Wong: I got to flesh out the Beifongs more, and I also got to draw my favorite Korra villain's journey to redemption. I'm really happy with the flashback sequences, and also getting to show a different side to Kuvira, even if it's just a scene with her wearing some more casual clothes like in her original Season 3 appearance around the Beifong estate again.
Nrama: One of my favorite things about the original Korra TV show is how every villain represented a different philosophy. What philosophies do you want to see explored?
Roberts: This is a really great question, and one I really needed to think about. This isn’t really a philosophy per se, but something I’ve always wondered about is how the Avatar cycle effects the economy and general relations between nations. When an Avatar passes away and the search for the new one begins, does that cause any commotion in that respective nation? Do festivals or celebrations take place? Are there holidays? Do people travel to that nation to witness the discovery of the new Avatar?

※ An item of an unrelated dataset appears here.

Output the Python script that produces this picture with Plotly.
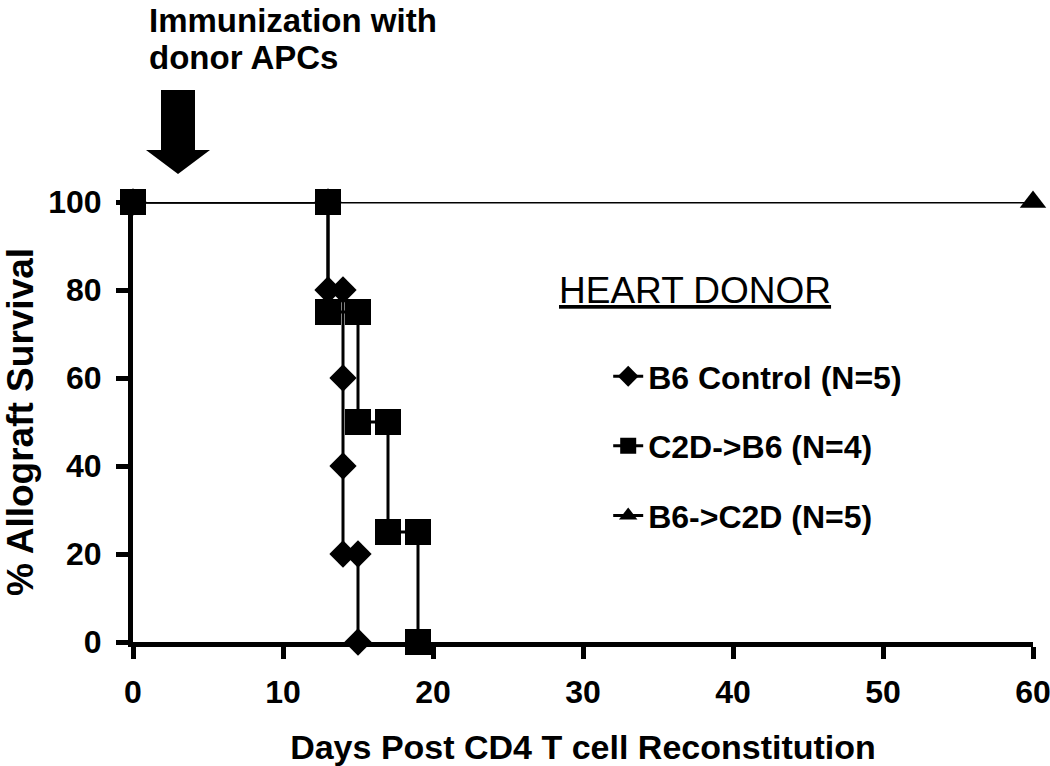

Similarly, do any of that nation’s residents react to the presence of the White Lotus, either positively or negatively? We see a bit of this at the start of Korra’s journey, but because we see it from her and her family’s point of view, it’s limited in scope. Given that the series deals with power imbalances between benders and non-benders as well as the Avatar and the people, I wonder what someone else’s view of this event would be (Red Lotus members notwithstanding).
Nrama: Are there any characters you want to see get more spotlight?
Roberts: There are a ton of characters I’d love to catch up with! Fire Lord Izumi, Jinora and the rest of the Airbender kids, Bataar Jr., Bumi and Bum-ju, Uncle Iroh, wherever he is. Like so many others, I also wonder what Azula got up to in her old age and whether she’s still kicking around the Fire Nation somewhere. I like to imagine she’s kept tabs on her brother all these years, and scoffs over her morning paper whenever he’s mentioned.